If You’ve ever enjoyed the book or the film Mutiny on the Bounty, then You know the story of the British ship Bounty and its cruel Captain Bligh.
The story is true. The tiny Pacific island of Pitcairn is proof.
In 1787, William Bligh was sent to the Pacific to bring, back a tropical fruit known as the breadfruit. The British wanted to plant breadfruit on islands in the West Indies.
In 1789, after Bligh’s ship Bounty left Tahiti in the South Pacific, a mutiny broke out aboard the ship, led by master’s mate Fletcher Christian. The mutinous sailors seized the ship and set Bligh and 18 others adrift in a small boat.

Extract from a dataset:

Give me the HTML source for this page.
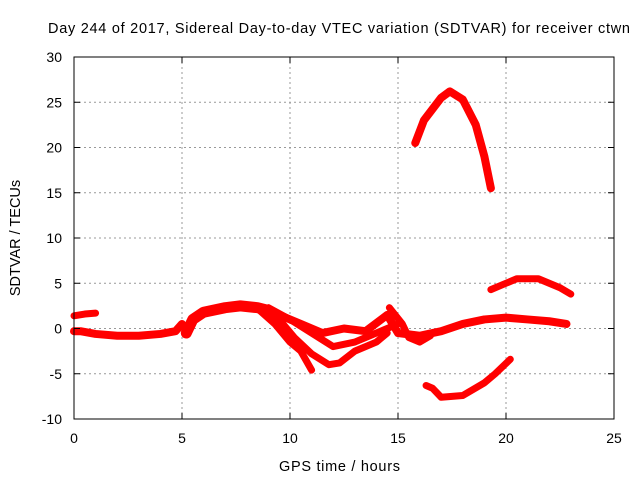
<!DOCTYPE html>
<html><head><meta charset="utf-8"><style>
body{margin:0;background:#fff}
svg{display:block;font-family:"Liberation Sans",sans-serif}
</style></head><body>
<svg id="chart" width="640" height="480" viewBox="0 0 640 480">
<text x="48" y="33" font-size="14.5" textLength="582" lengthAdjust="spacing">Day 244 of 2017, Sidereal Day-to-day VTEC variation (SDTVAR) for receiver ctwn</text>
<text x="279" y="471" font-size="14.5" textLength="121" lengthAdjust="spacing">GPS time / hours</text>
<text transform="translate(20,238) rotate(-90)" font-size="14.5" text-anchor="middle">SDTVAR / TECUs</text>
<g id="grid"></g>
<g id="series"></g>
<rect x="74" y="57" width="540" height="362" fill="none" stroke="#000" stroke-width="1"/>
<g id="ticks"></g>
</svg>
<script>
const xTicks=[0,5,10,15,20,25];
const yTicks=[-10,-5,0,5,10,15,20,25,30];
const trackA=[[0,1.4],[0.5,1.6],[1,1.7]];
const trackB=[[0,-0.3],[0.3,-0.3],[1,-0.6],[2,-0.8],[3,-0.8],[4,-0.6],[4.7,-0.3],[5,0.5]];
const trackC=[[5.2,-0.5],[5.5,1],[6,1.8],[7,2.3],[7.7,2.5],[8.5,2.3],[9,2]];
const trackD=[[8.5,2.2],[9.3,0.5],[10,-1.5],[10.5,-2.5],[11,-4.6]];
const trackE=[[8.8,2],[9.5,1],[10.2,-1],[11,-2.8],[11.8,-4],[12.3,-3.8],[13,-2.5],[14,-1.5],[14.5,-0.5]];
const trackF=[[9,2.3],[10,1],[11,-0.5],[12,-2],[13,-1.5],[14,-0.5],[15,0.5]];
const trackG=[[9.5,1.5],[10.5,0.5],[11.5,-0.5],[12.5,0],[13.5,-0.3],[14.5,1.5],[15,-0.5],[16,-0.8],[17,-0.3],[18,0.5],[19,1],[20,1.2],[21,1],[22,0.8],[22.8,0.5]];
const trackH=[[14.6,2.3],[15.2,0.5],[15.5,-1],[16,-1.5],[16.5,-0.8]];
const trackI=[[19.3,4.3],[19.8,4.8],[20.5,5.5],[21.5,5.5],[22,5],[22.5,4.5],[23,3.8]];
const trackJ=[[16.3,-6.3],[16.6,-6.6],[17,-7.6],[18,-7.4],[19,-6],[19.5,-5],[20.2,-3.4]];
const trackK=[[15.8,20.5],[16.2,23],[17,25.5],[17.4,26.2],[18,25.3],[18.6,22.5],[19,19],[19.3,15.5]];
const tracks=[trackA,trackB,trackC,trackD,trackE,trackF,trackG,trackH,trackI,trackJ,trackK];
const widths=[7,8,11,7,7,7,8,7,7,7,8];
const X=v=>74+v*21.6, Y=v=>328.5-v*9.05;
const NS="http://www.w3.org/2000/svg";
const grid=document.getElementById('grid'),ticks=document.getElementById('ticks'),ser=document.getElementById('series');
function mk(t,a,p){const e=document.createElementNS(NS,t);for(const k in a)e.setAttribute(k,a[k]);p.appendChild(e);return e;}
xTicks.forEach(v=>{
  if(v>0&&v<25){const g=mk('line',{x1:X(v),x2:X(v),y1:57,y2:419,stroke:'#999','stroke-dasharray':'2,3'},grid);
  
  }
  const t=mk('text',{x:X(v),y:443,'font-size':14,'text-anchor':'middle'},ticks);t.textContent=v;
  
  
  mk('line',{x1:X(v),x2:X(v),y1:419,y2:413,stroke:'#000'},ticks);
  mk('line',{x1:X(v),x2:X(v),y1:57,y2:63,stroke:'#000'},ticks);
});
yTicks.forEach(v=>{
  if(v>-10&&v<30){const g=mk('line',{x1:74,x2:614,y1:Y(v),y2:Y(v),stroke:'#999','stroke-dasharray':'2,3'},grid);
  
  }
  const t=mk('text',{x:62,y:Y(v)+5,'font-size':14,'text-anchor':'end'},ticks);t.textContent=v;
  
  
  mk('line',{x1:74,x2:80,y1:Y(v),y2:Y(v),stroke:'#000'},ticks);
  mk('line',{x1:614,x2:608,y1:Y(v),y2:Y(v),stroke:'#000'},ticks);
});
tracks.forEach((tr,i)=>{
  const p=mk('polyline',{points:tr.map(d=>X(d[0])+','+Y(d[1])).join(' '),fill:'none',stroke:'#f00','stroke-width':widths[i],'stroke-linejoin':'round','stroke-linecap':'round'},ser);
  
  
});
</script>
</body></html>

The mutineers then journeyed back to Tahiti, where some of them were captured by the British. The rest, along with some women from Tahiti, set sail for a small uninhabited island to the east, where they settled. This island, called Pitcairn, is still inhabited by descendants of the crew of the Bounty and the Tahitian women they brought with them!
Amazingly enough, Captain Bligh lived to tell of the mutiny. He eventually reached the island of Timor, after a voyage of some 4,000 miles in an open boat!
In 1808, he was the victim of another mutiny, this time in Australia. Again he survived. He died in England in 1817.